Edito : Sois aveugle et tais-toi !

Lorsqu’on interroge les personnes voyantes au sujet des handicaps qui les angoissent le plus, la cécité l’emporte haut la main. D’une certaine façon, ce n’est guère surprenant à une époque comme la nôtre où l’image revêt une telle importance au point que même les radios traditionnelles se sont mises à filmer leurs émissions pour mieux les diffuser sur internet. Une situation antinomique qui, à bien des égards, illustre à merveille ce changement de paradigme où la forme importe plus que le fond.
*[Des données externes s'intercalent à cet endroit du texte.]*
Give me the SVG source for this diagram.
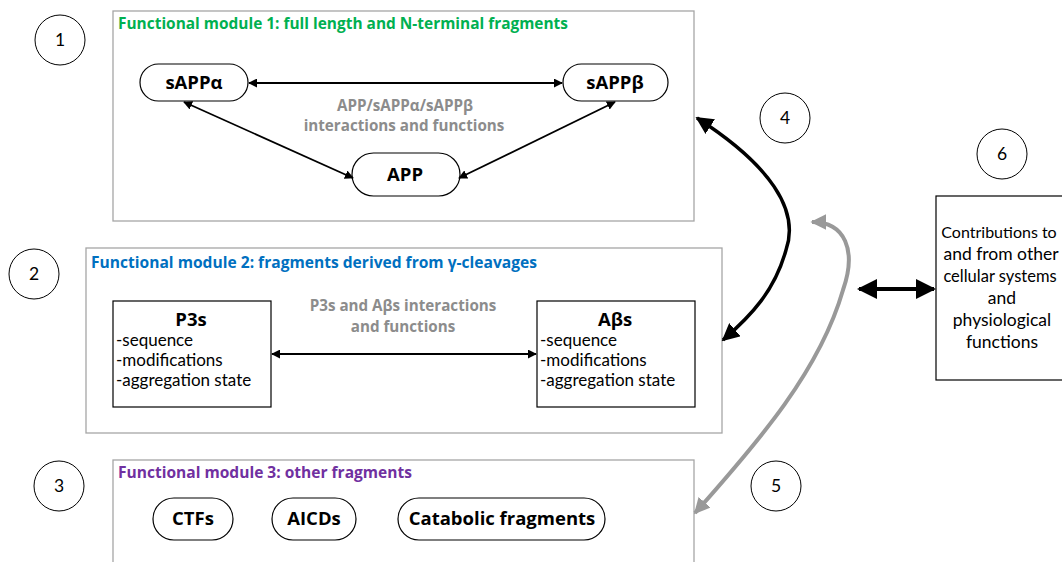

Lors d’une conversation à bâton rompu sur FaceTime avec des connaissances déficientes visuelles et valides, nous avons entrepris de réaliser un florilège des remarques désobligeantes que nous subissons de la part des personnes voyantes. Voici un petit condensé de ces fameuses réflexions, en espérant que cela en fera méditer quelques uns et les incitera davantage à faire preuvE d’ouverture d’esprit envers celles et ceux qui sont différents d’eux.

Sommaire

La femme qui voulait se maquiller

Dans une boutique de mode qui a pignon sur rue, une femme aveugle arpente les rayons en compagnie d’une amie. Deux vendeuse les interpellent au cas où elles auraient besoin de conseils. La demoiselle qui ne voit pas en profite pour les questionner sur une gamme de produits de maquillage et l’une des vendeuses lui rétorque : “mais de toutes façons, vous ne vous voyez pas dans un miroir, alors à quoi bon vous embêter à vous maquiller ? Ne vous inquiétez pas, vous êtes naturellement jolie et on ne vous en tiendra pas rigueur si c’est pas au top niveau !”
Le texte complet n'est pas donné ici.